Empty homes are being refurbished to house homeless families – just two years before the entire street is due to be demolished to make way for a new development.

Seven council-owned terraced houses in Holloway Street, opposite ASDA in Hounslow town centre, are being done up to provide much-needed temporary accommodation for the borough’s growing homeless population.

But neighbours in the road have asked why the council has not acted sooner to restore the properties, which have lain vacant for more than 20 years.

The two-bedroom homes were bought by the council in the late 80s when the site’s regeneration was first mooted. After housing families for a short period, they have been left to fall into disrepair ever since.

In 2009, the council was ordered to pay compensation to residents in the street for failing to be a ‘good neighbour’ and maintain its houses.

It announced last week that the homes were being refurbished by Tando Property Services and leased to the council, with the first families due to move in before Christmas.

The work is being funded by central government money to help local authorities reduce the number of families living in bed and breakfast accommodation.

Councillor Steve Curran, Hounslow’s cabinet member for housing planning and regeneration, said the work was possible due to new funding and greater certainty about when regeneration work at the site, known as the High Street Quarter would begin.

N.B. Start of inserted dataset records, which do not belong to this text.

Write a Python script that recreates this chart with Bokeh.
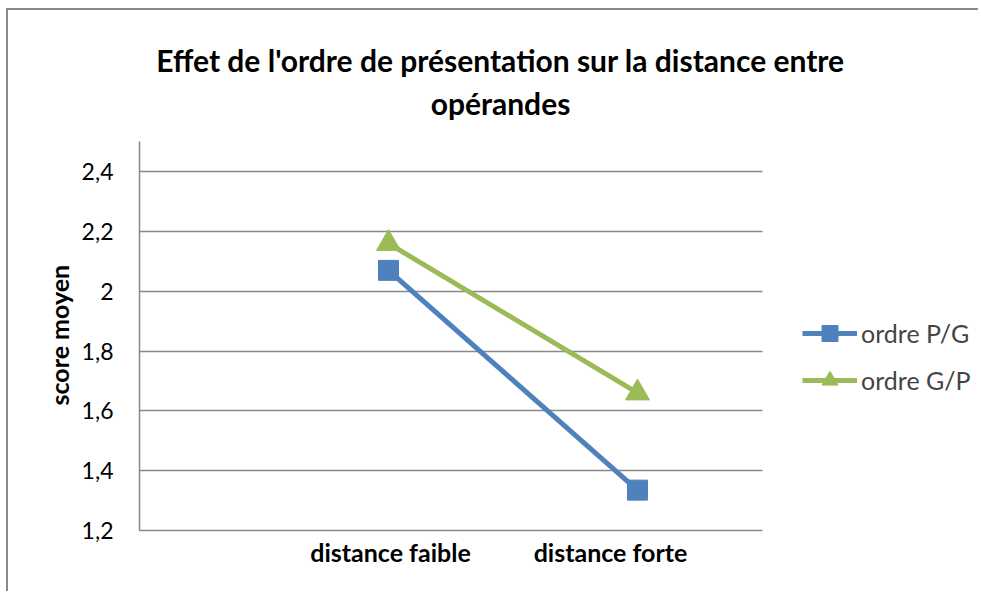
from bokeh.plotting import figure
from bokeh.models import Range1d, FixedTicker, Legend, LegendItem, Label, LinearAxis, Title
from bokeh.embed import file_html
from bokeh.resources import INLINE

categories = ["distance faible", "distance forte"]
x_pos = [1, 2]
ordre_pg = [2.07, 1.335]
ordre_gp = [2.16, 1.66]
series_names = ["ordre P/G", "ordre G/P"]
y_ticks = [1.2, 1.4, 1.6, 1.8, 2.0, 2.2, 2.4]
y_tick_labels = ["1,2", "1,4", "1,6", "1,8", "2", "2,2", "2,4"]
title_lines = ["Effet de l'ordre de présentation sur la distance entre", "opérandes"]
y_title = "score moyen"

FONT = "Lato"
BLUE = "#4F81BD"
GREEN = "#9BBB59"
GRID = "#898989"

# layout (pixels)
W, H = 972, 583
ML, MR, MT, MB = 131, 6, 10, 63
FRAME_W = W - ML - MR
FRAME_H = H - MT - MB
PX_X = 249.0      # pixels per category step
PX_Y = 299.0      # pixels per score unit
X_AXIS_END = 2.5  # end of the drawn plot area (category units)
Y_MIN, Y_AXIS_END = 1.2, 2.5

p = figure(width=W, height=H, output_backend="svg", toolbar_location=None,
           x_range=Range1d(0, FRAME_W / PX_X),
           y_range=Range1d(Y_MIN, Y_MIN + FRAME_H / PX_Y),
           x_axis_location=None,
           min_border_left=ML, min_border_right=MR, min_border_top=MT,
           min_border_bottom=MB)
p.styles = {"margin-left": "6px", "margin-top": "8px",
            "border-left": "2px solid #898989", "border-top": "2px solid #898989"}
p.outline_line_color = None
p.background_fill_color = "white"
p.border_fill_color = "white"
p.xgrid.visible = False

# category axis: labels placed as in the original picture
LBL_PX = 220.0
lbl_start = 1 - 251.0 / LBL_PX
p.extra_x_ranges = {"labels": Range1d(lbl_start, lbl_start + FRAME_W / LBL_PX)}
xax = LinearAxis(x_range_name="labels", ticker=FixedTicker(ticks=x_pos),
                 major_label_overrides=dict(zip(x_pos, categories)),
                 bounds=(lbl_start, lbl_start + X_AXIS_END * PX_X / LBL_PX))
xax.major_tick_line_color = None
xax.minor_tick_line_color = None
xax.major_tick_out = 0
xax.major_tick_in = 0
xax.axis_line_color = GRID
xax.axis_line_width = 1.5
xax.major_label_standoff = 6
xax.major_label_text_font = FONT
xax.major_label_text_font_size = "25px"
xax.major_label_text_font_style = "bold"
xax.major_label_text_color = "black"
p.add_layout(xax, "below")

p.yaxis.ticker = FixedTicker(ticks=y_ticks)
p.yaxis.bounds = (Y_MIN, Y_AXIS_END)
p.yaxis.major_label_overrides = dict(zip(y_ticks, y_tick_labels))
p.yaxis.major_tick_line_color = None
p.yaxis.minor_tick_line_color = None
p.yaxis.major_tick_out = 0
p.yaxis.major_tick_in = 0
p.yaxis.major_label_standoff = 26
p.yaxis.major_label_text_font = FONT
p.yaxis.major_label_text_font_size = "23px"
p.yaxis.major_label_text_color = "black"
p.yaxis.axis_line_color = GRID
p.yaxis.axis_line_width = 1.5

# y-axis title, centred on the drawn axis (not on the taller frame)
p.add_layout(Title(text=y_title, align="left", offset=125, standoff=9,
                   text_font=FONT, text_font_size="25px", text_font_style="bold",
                   text_color="black"), "left")

grid = p.ygrid[0]
grid.ticker = FixedTicker(ticks=y_ticks)
grid.grid_line_color = GRID
grid.grid_line_width = 1.5
if "cross_bounds" in grid.properties():
    grid.cross_bounds = (0, X_AXIS_END)
else:
    grid.visible = False
    p.segment(x0=[0] * len(y_ticks), x1=[X_AXIS_END] * len(y_ticks),
              y0=y_ticks, y1=y_ticks, line_color=GRID, line_width=1.5)

l1 = p.line(x_pos, ordre_pg, line_color=BLUE, line_width=5)
s1 = p.scatter(x_pos, ordre_pg, marker="square", size=20, fill_color=BLUE, line_color=BLUE)
l2 = p.line(x_pos, ordre_gp, line_color=GREEN, line_width=5)
s2 = p.scatter(x_pos, ordre_gp, marker="triangle", size=24, fill_color=GREEN, line_color=GREEN)

legend = Legend(items=[LegendItem(label=series_names[0], renderers=[l1, s1]),
                       LegendItem(label=series_names[1], renderers=[l2, s2])],
                location=(663, 130), padding=0, margin=0, spacing=7,
                glyph_width=55, glyph_height=40, label_standoff=4,
                border_line_color=None, background_fill_alpha=0,
                label_text_font=FONT, label_text_font_size="25px")
p.add_layout(legend, "center")

# title, inside the (extended) frame area
for line, yy in zip(title_lines, [471, 428]):
    p.add_layout(Label(x=361, y=yy, x_units="screen", y_units="screen", text=line,
                       text_align="center", text_baseline="alphabetic",
                       text_font=FONT, text_font_size="30px", text_font_style="bold",
                       text_color="black"))

open("out.html", "w").write(file_html(p, INLINE))
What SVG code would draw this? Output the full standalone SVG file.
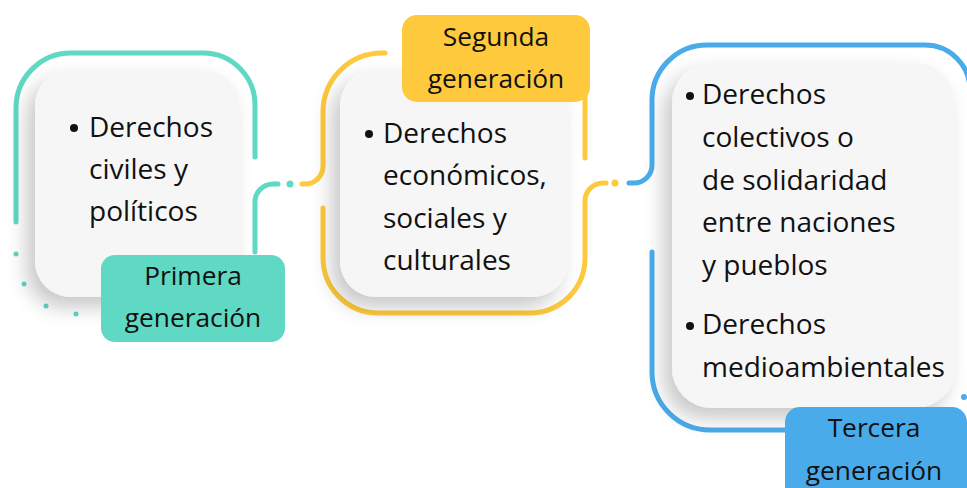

Barratt Developments was last month chosen as the council’s preferred developer to build a cinema, 400 homes and a number of shops and restaurants on the 5.3 acre site, just off Hounslow High Street.

Should the plans get the go-ahead, work is set to begin in April 2016 and be completed by July 2018.

Kate Smith, 77, has lived in the street her entire life and complained in the past about the council-owned properties being used by drug dealers and squatters who started fires. She welcomed work to restore the homes but said it should have been done much sooner. She claims the council previously told her restoration work would cost a prohibitive £82,000 per house.

“Why didn’t the council do this work years ago when it could have got more use out of the houses and made back the money it spent?” she said. “Instead, we had to put up with squatters and drug dealers in the street for years while the homes were left to rot.”

Hounslow Council’s cabinet this Tuesday agreed to buy the remaining 12 privately owned properties in the street at an estimated cost of £2.8million to make way for the new development. It has already begun discussions with the homeowners.